Red-lored Parrot (Amazona autumnalis) in a royal palm (Raphia taedigera)

Red-lored Parrot (Amazona autumnalis) in a royal palm (Raphia taedigera)

Tropical forest restoration isn’t just tree planting. Planting trees is a standard restoration practice, but it can become impractical at the enormous spatial scales needed to preserve hundreds of thousands of organisms and their interactions. Moreover, forests are made of more than just trees; fruit-eating animals (like spider monkeys) and meat-eating animals (like jaguars) are vital for maintaining ecologically intact tropical forests. Even flies can do the grunt work of restoration.

Above: Spider monkeys (Ateles geoffroyi) drinking nectar from Ochroma pyramidale flowers. Spider monkeys also disperse tree seeds throughout the forest. One scientist at the workshop quipped that a lowland, Neotropical rainforest without spider monkeys has serious problems.

Restoration doesn’t happen without people. Knowing your neighbors can afford special opportunities. The longer that people have lived in a landscape, the richer their potential as informants and collaborators. Restoration gains ground when it provides things that people want, like clean water, wild nature, and jobs. Working with people in government could be the surest way to achieve restoration permanence.

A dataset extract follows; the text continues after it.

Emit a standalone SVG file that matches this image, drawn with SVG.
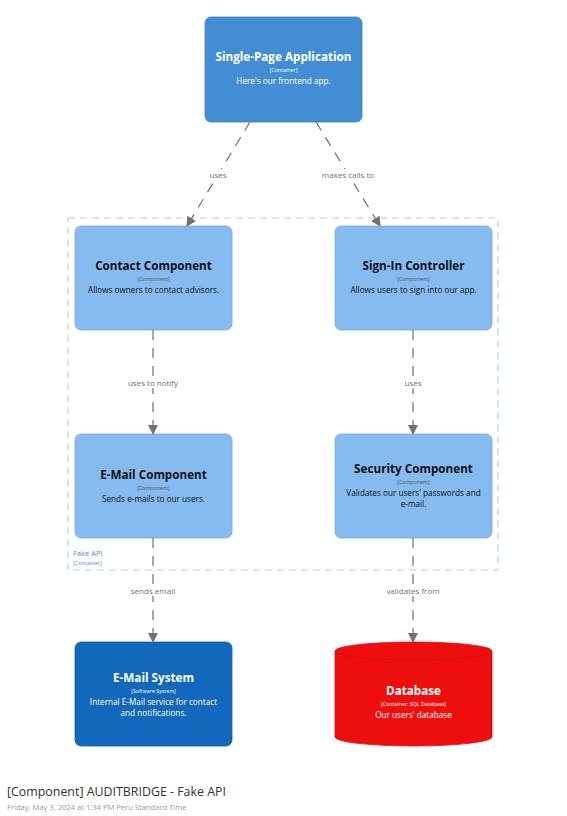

Watch out for the trap of the ivory tower. Designing restoration experiments is intellectually satisfying, but to make a difference at a regional or global level, these ideas also need to be scaled up and implemented as land management practices. Ideally, restoration research is place-based; that is, it’s designed to meet the unique conservation challenges of its particular landscape using local resources.